Many who believe those three causes are to blame, however, persist. The French socialist economist Thomas Piketty -- whose 2013 bestselling book, "Capital in the Twenty-First Century," warned about gaping wealth inequality in the West -- laid blame for the Islamic State on all three in an article in Le Monde written just after the November terrorist attack in Paris. "Only an equitable model for social development will overcome hatred," he wrote.
The authors of the National Bureau paper, however, write their findings "directly contradict the recent assertions by Thomas Piketty. ... The large number of foreign fighters coming from highly equitable and wealthy countries like Finland, Belgium, and Sweden ... run contrary to those claims."
Benmelech told me on the phone: "Public housing could lead to segregation, because you are placed in a neighborhood with people just like you," he said. Inequality, where mobility exists, can spur striving.
He later added in an email: "There is growing awareness, at least anecdotally, of the lack of assimilation as an important cause in terror recruiting. However, it is yet to be determined whether income inequality promotes or degrades assimilation.
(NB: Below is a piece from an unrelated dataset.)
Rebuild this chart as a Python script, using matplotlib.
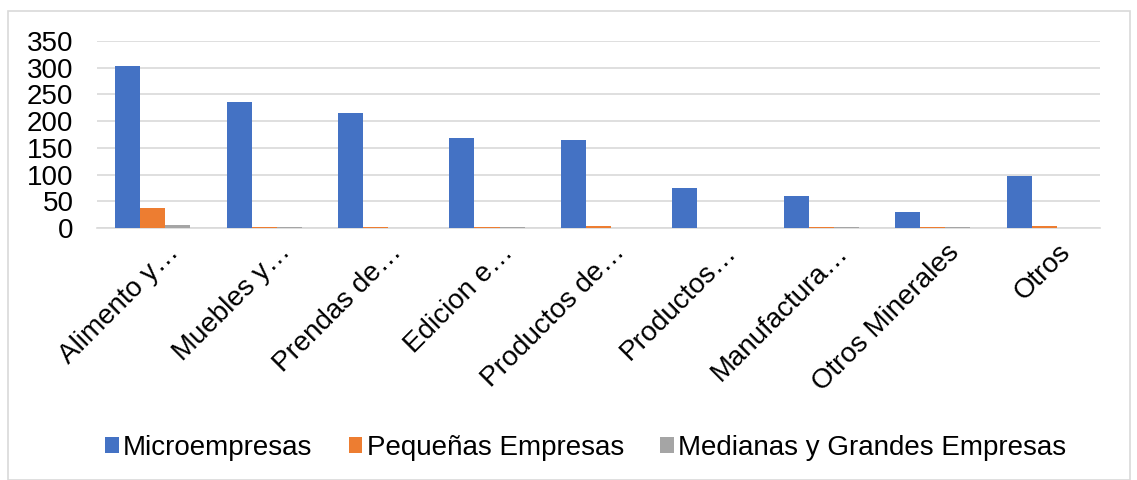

Some European countries may be more generous than the U.S in providing social benefits, but it is unclear whether this social safety net increases the likelihood of assimilation.
"While the U.S. is infamous for its high degree of income inequality, its 'melting pot' culture that promotes assimilation may be one of the best deterrents against radicalizing people to join ISIS -- and may explain why the United States ranks a distant 36 in the number of ISIS foreign fighters compared to its Muslim population."
Considering the anti-assimilation bent of current U.S. immigration policy, however, this is cold comfort. Is a European-like atmosphere in our future? It's a question worth asking, sooner rather than later.